Именно на этом основан наш принцип толкования творчества Фрейда, которому мы следуем уже семь лет, — и те результаты, к которым мы пришли: прежде всего то, что при всяком объяснении аналитического феномена необходимым представляется понятие означающего в той мере, как оно противостоит понятию означаемого в современном лингвистическом анализе. Фрейд не мог основываться на данных понятиях структурной лингвистики, появившейся после него, но, как мы считаем, открытие Фрейда приобретает свою рельефность в том, что ему пришлось предвосхитить эти ее формулировки, хотя исходит оно из той области, где нельзя было надеяться на ее главенство. Напротив, именно открытие Фрейда придает оппозиции означающего и означаемого действенную значимость, что подразумевает активность означающего в определении воздействий, в которых само означиваемое несет на себе его печать и преобразуется в результате такого захвата в означаемое. И тогда захват означающим становится новым измерением человеческого состояния, поскольку говорит не только человек, но в человеке и посредством человека говорит оно, и человеческая натура оказывается сотканной из взаимодействий структуры языка, для которой он становится материалом, и отношения речи, таким образом отражающимся в нем помимо всего того, что могла уловить психология идей.
Итак, мы можем сказать, что последствия открытия бессознательного не были даже предугаданы в теории, когда его сотрясающие эффекты уже дали себя почувствовать в гораздо более широкой области праксиса, чем это пока оценивают, — даже в их виде отступлений.
Уточним, что само выделение связи человека с означающим не имеет ничего общего с «культуралистской» точкой зрения, в обычном смысле этого слова. Такую точку зрения в спорах о фаллосе предвосхитила, например, Карен Хорни своей позицией, расцененной Фрейдом как феминистская. Не идет здесь речи и об отношении человека к языку как социальному феномену, ни о чем-либо подобном пресловутому идеологическому психоге-
незу, вовсе еще не преодоленному категоричным использованием понятия совершенно метафизического, хотя и скрывающегося за принципом апелляции к конкретному, и носящего нелепое название аффекта.
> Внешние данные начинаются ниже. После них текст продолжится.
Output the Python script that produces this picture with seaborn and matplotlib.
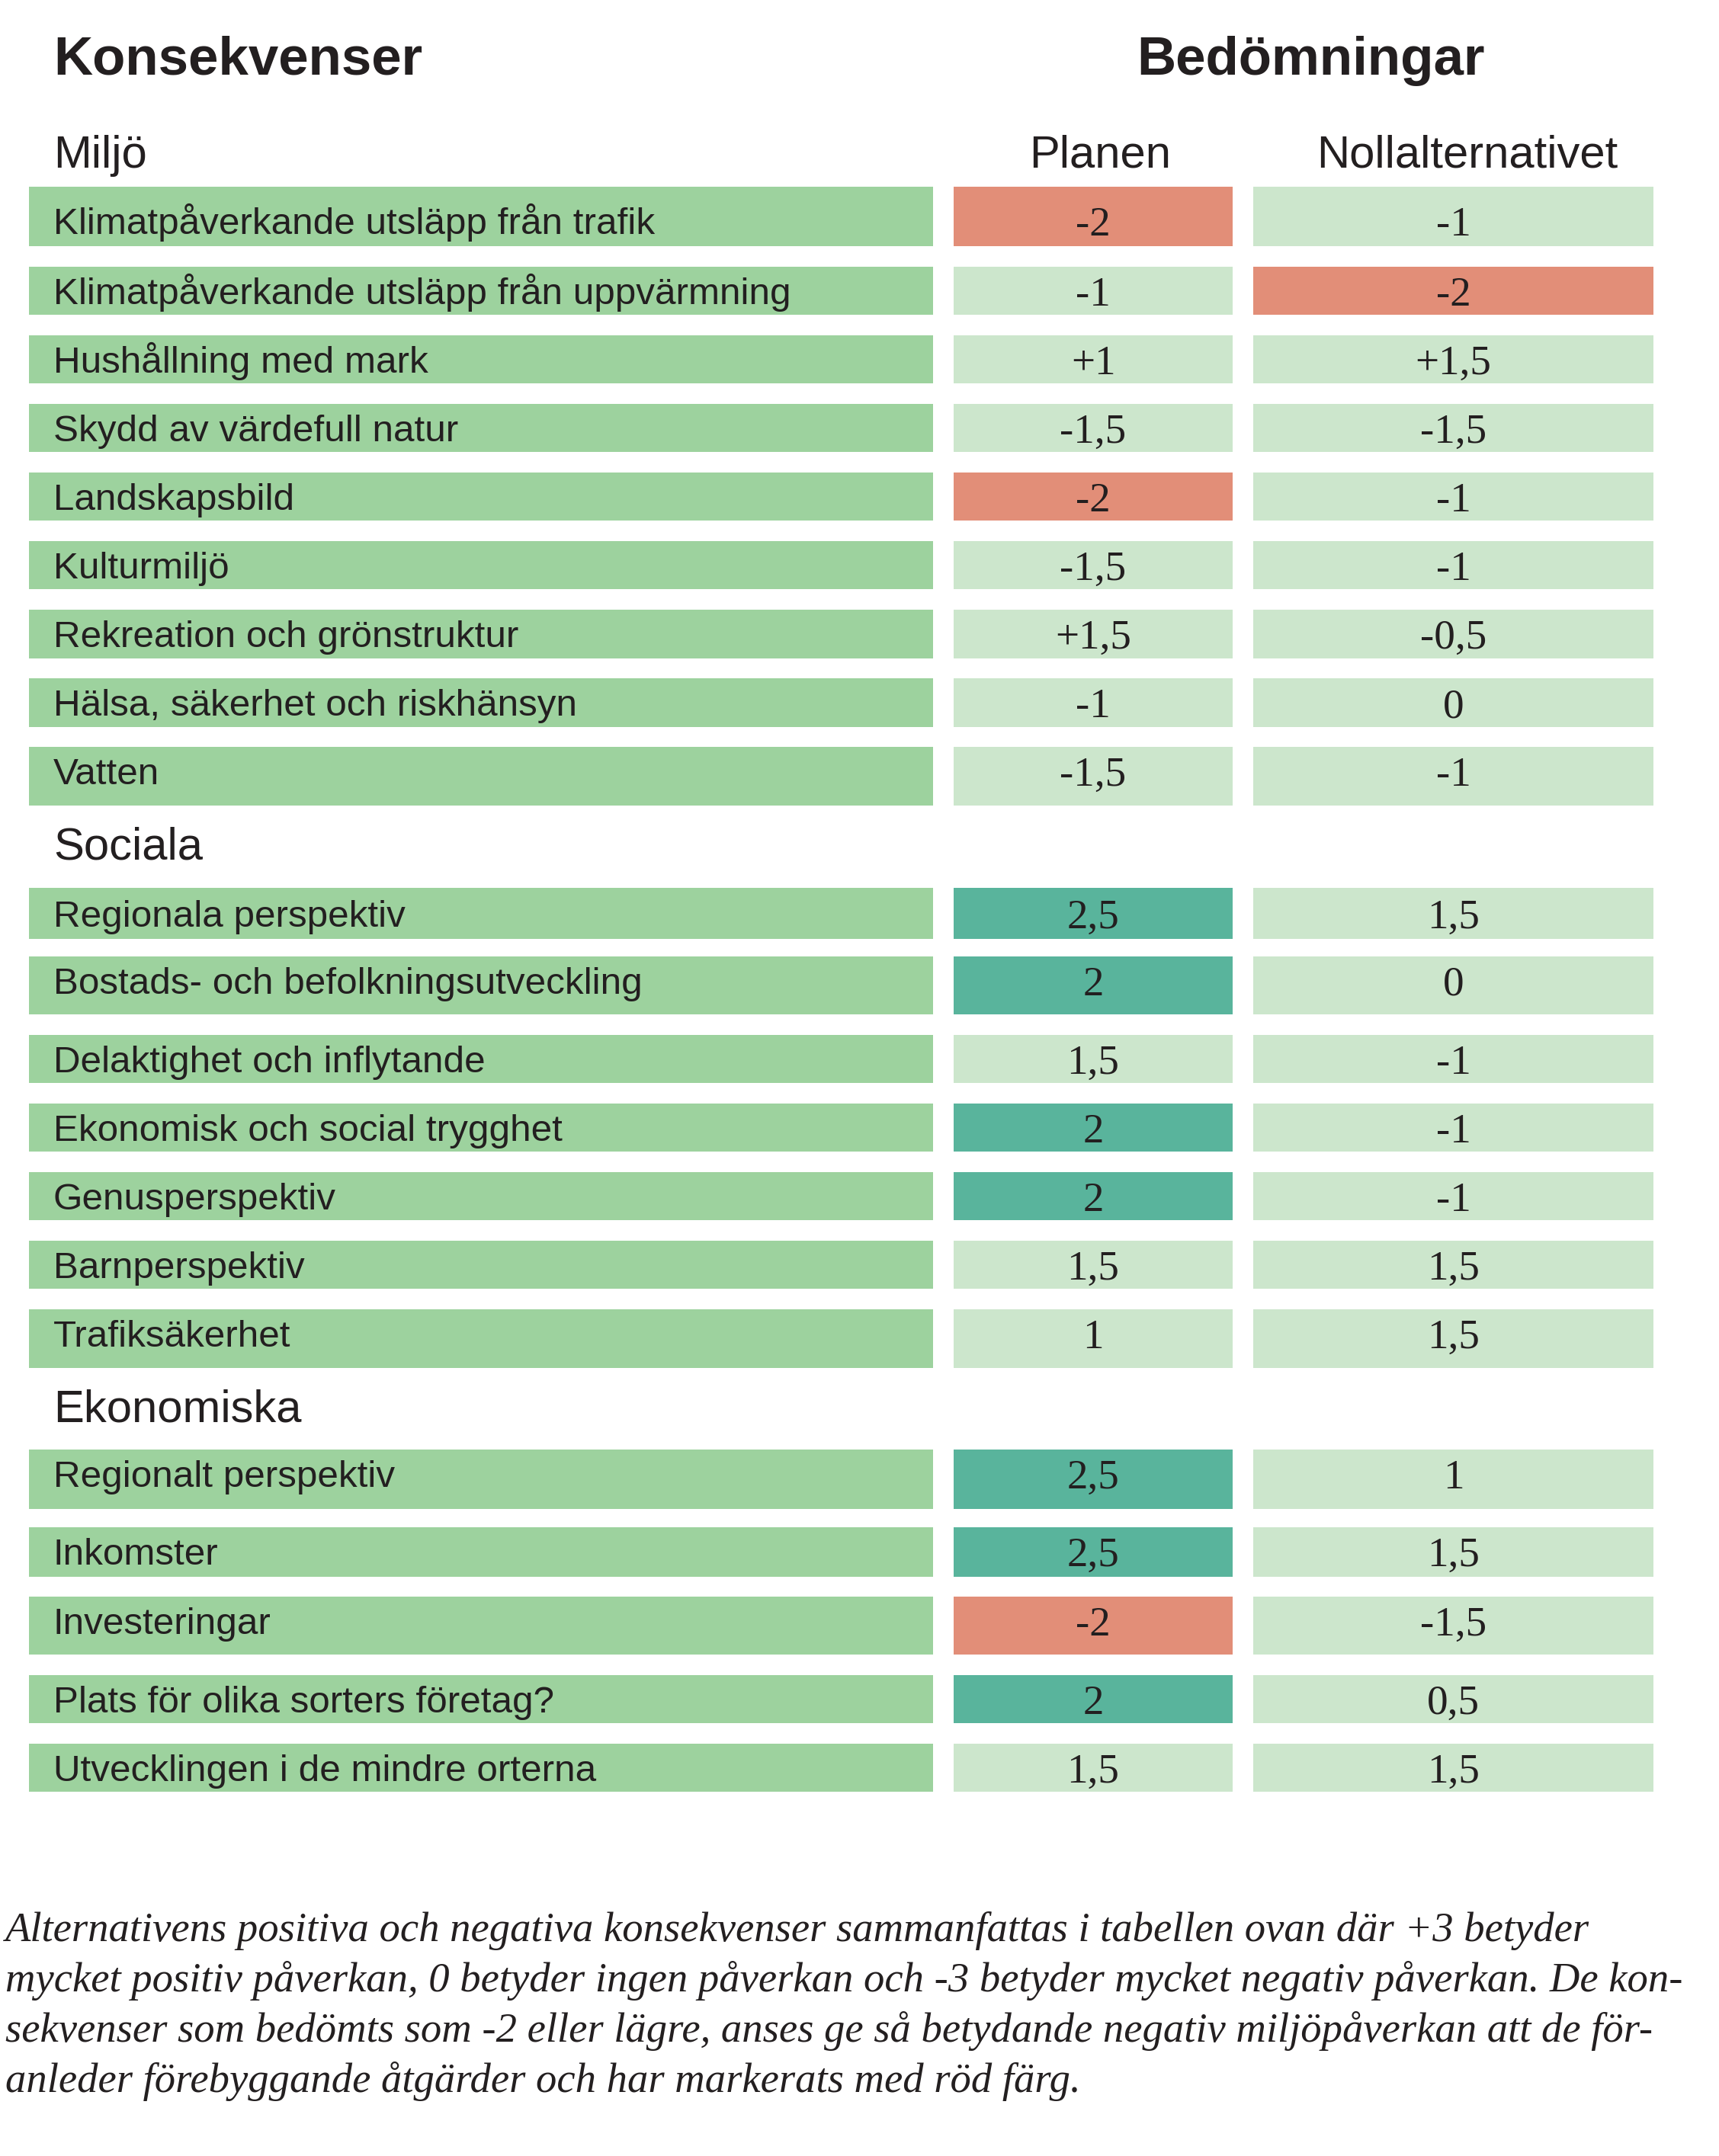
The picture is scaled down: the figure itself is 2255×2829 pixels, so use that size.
import numpy as np
import pandas as pd
import matplotlib
matplotlib.use("Agg")
import matplotlib.pyplot as plt
import seaborn as sns

# --- data -----------------------------------------------------------------
title_left = "Konsekvenser"
title_right = "Bedömningar"
columns = ["Planen", "Nollalternativet"]
sections = ["Miljö", "Sociala", "Ekonomiska"]

labels = [
    "Klimatpåverkande utsläpp från trafik",
    "Klimatpåverkande utsläpp från uppvärmning",
    "Hushållning med mark",
    "Skydd av värdefull natur",
    "Landskapsbild",
    "Kulturmiljö",
    "Rekreation och grönstruktur",
    "Hälsa, säkerhet och riskhänsyn",
    "Vatten",
    "Regionala perspektiv",
    "Bostads- och befolkningsutveckling",
    "Delaktighet och inflytande",
    "Ekonomisk och social trygghet",
    "Genusperspektiv",
    "Barnperspektiv",
    "Trafiksäkerhet",
    "Regionalt perspektiv",
    "Inkomster",
    "Investeringar",
    "Plats för olika sorters företag?",
    "Utvecklingen i de mindre orterna",
]
planen = ["-2", "-1", "+1", "-1,5", "-2", "-1,5", "+1,5", "-1", "-1,5",
          "2,5", "2", "1,5", "2", "2", "1,5", "1",
          "2,5", "2,5", "-2", "2", "1,5"]
nollalt = ["-1", "-2", "+1,5", "-1,5", "-1", "-1", "-0,5", "0", "-1",
           "1,5", "0", "-1", "-1", "-1", "1,5", "1,5",
           "1", "1,5", "-1,5", "0,5", "1,5"]

footnote = [
    "Alternativens positiva och negativa konsekvenser sammanfattas i tabellen ovan där +3 betyder",
    "mycket positiv påverkan, 0 betyder ingen påverkan och -3 betyder mycket negativ påverkan. De kon-",
    "sekvenser som bedömts som -2 eller lägre, anses ge så betydande negativ miljöpåverkan att de för-",
    "anleder förebyggande åtgärder och har markerats med röd färg.",
]

df = pd.DataFrame({"label": labels, "Planen": planen, "Nollalternativet": nollalt})

# --- layout (pixels) --------------------------------------------------------
W, H = 2255, 2829
row_h = np.array([78, 63, 63, 63, 63, 63, 64, 64, 77,
                  67, 76, 63, 63, 63, 63, 77,
                  78, 65, 76, 63, 63])
gap_before = np.array([245, 27, 27, 27, 27, 27, 27, 26, 26,
                       108, 23, 27, 27, 27, 27, 27,
                       107, 24, 26, 27, 27])
row_top = np.cumsum(gap_before + np.r_[0, row_h[:-1]])
# text sits at a fixed distance below the top of each row
text_pad = np.full(len(row_h), 49)
text_pad[0] = 62
text_pad[9] = 51
text_base = row_top + text_pad
section_base = [220, 1127, 1865]

label_x = (38, 1224)
col_x = [(1251, 1617), (1644, 2169)]
head_x = [1443, 1925]

ink = "#231f20"
c_label = "#9dd29e"
c_light = "#cce6cc"
c_red = "#e28e78"
c_teal = "#59b49c"

def cell_color(s):
    v = float(s.replace(",", "."))
    if v <= -2:
        return c_red
    if v >= 2:
        return c_teal
    return c_light

sns.set_theme(style="white")
plt.rcParams["font.family"] = ["Liberation Sans", "DejaVu Sans"]

fig = plt.figure(figsize=(W / 100, H / 100), dpi=100)
ax = fig.add_axes([0, 0, 1, 1])
ax.set_xlim(0, W)
ax.set_ylim(H, 0)
ax.axis("off")

# label column
ax.barh(row_top, label_x[1] - label_x[0], height=row_h, left=label_x[0],
        align="edge", color=c_label, linewidth=0)
for yb, t in zip(text_base, df["label"]):
    ax.text(70, yb, t, fontsize=35.6, color=ink, va="baseline", ha="left")

# value columns
serif = ["Liberation Serif", "DejaVu Serif"]
for (x0, x1), col, hx in zip(col_x, columns, head_x):
    vals = df[col]
    ax.barh(row_top, x1 - x0, height=row_h, left=x0, align="edge",
            color=[cell_color(v) for v in vals], linewidth=0)
    for yb, v in zip(text_base, vals):
        ax.text((x0 + x1) / 2, yb + 2, v, fontsize=39.6, family=serif,
                color=ink, ha="center", va="baseline")
    ax.text(hx, 220, col, fontsize=43, color=ink, ha="center", va="baseline")

# titles and section headings
ax.text(70, 98, title_left, fontsize=51, fontweight="bold", color=ink, va="baseline")
ax.text(1720, 98, title_right, fontsize=51, fontweight="bold", color=ink,
        ha="center", va="baseline")
for yb, s in zip(section_base, sections):
    ax.text(70, yb, s, fontsize=43, color=ink, va="baseline")

# footnote
for i, line in enumerate(footnote):
    ax.text(7, 2547 + 66 * i, line, fontsize=39.3, family=serif, style="italic",
            color=ink, va="baseline")

fig.savefig("out.png", dpi=100, facecolor="white")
Речь здесь идет о необходимости обнаружить в законах, правящих на той другой сцене (eineandereSchauplatz), которую Фрейд в связи со снами относит к сфере бессознательного, воздействия, обнаруживающиеся на уровне цепи материально изменчивых элементов, которые составляют язык: воздействия, детерминированные двойной игрой комбинации и субституции в означающем, соответственно двум образующим означаемого — метонимии и метафоры; воздействия, детерминирующие установление субъекта. Такая попытка намечает топологию, в математическом смысле слова, без которой, как вскоре оказывается, невозможно даже обозначить структуру симптома, понимаемого аналитически.
Оно говорит в Другом, сказали бы мы, обозначив Другим само место, всплывающее при всяком использовании речи в любом отношении, в которое он вступает. Если оно говорит в Другом, слышит ли это ухо субъекта или нет, но именно здесь субъект, в силу логического предшествования всякому появлению означаемого, занимает отведенное ему означающее место. Открыв то, что выражает субъект на этом месте, то есть в бессознательном, мы сможем понять, ценой какого раскола (Spaltung) он себя так-то конституировал.
Здесь фаллос высвечивается в его функции. В теории Фрейда фаллос не фантазм, если видеть в этом воображаемый эффект. Как таковой не является он и объектом (частичным, внутренним, хорошим, плохим и т. д…), в той мере как данным термином стараются определить реальность, на которую направлен интерес в отношении. Еще меньше является он символизируемым им органом, пенисом или клитором. И не без оснований Фрейд ссылается здесь на призрачность (simulacre), которой он был для Древности.
Ведь фаллос — означающее, функция которого в интрасубъек-тивном хозяйстве анализа, приподнимает завесу над его функцией в мистериях. Ведь это означающее, призванное обозначить всю совокупность эффектов означаемого, в той мере как означающее их обуславливает своим присутствием означающего.
Изучим теперь эффекты такого присутствия. Прежде всего они вытекают из искажения потребностей человека фактом того, что он говорит, а именно, чем больше его потребности подчиняются запросу, тем более отчужденными они к нему возвращаются. Это не следствие его реальной зависимости (не ищите здесь ту паразитическую концепцию, которая представлена понятием зависимости в теории невроза), — но эффект претворения в означающую форму как таковую и эффект того, что передается сообщение с места Другого.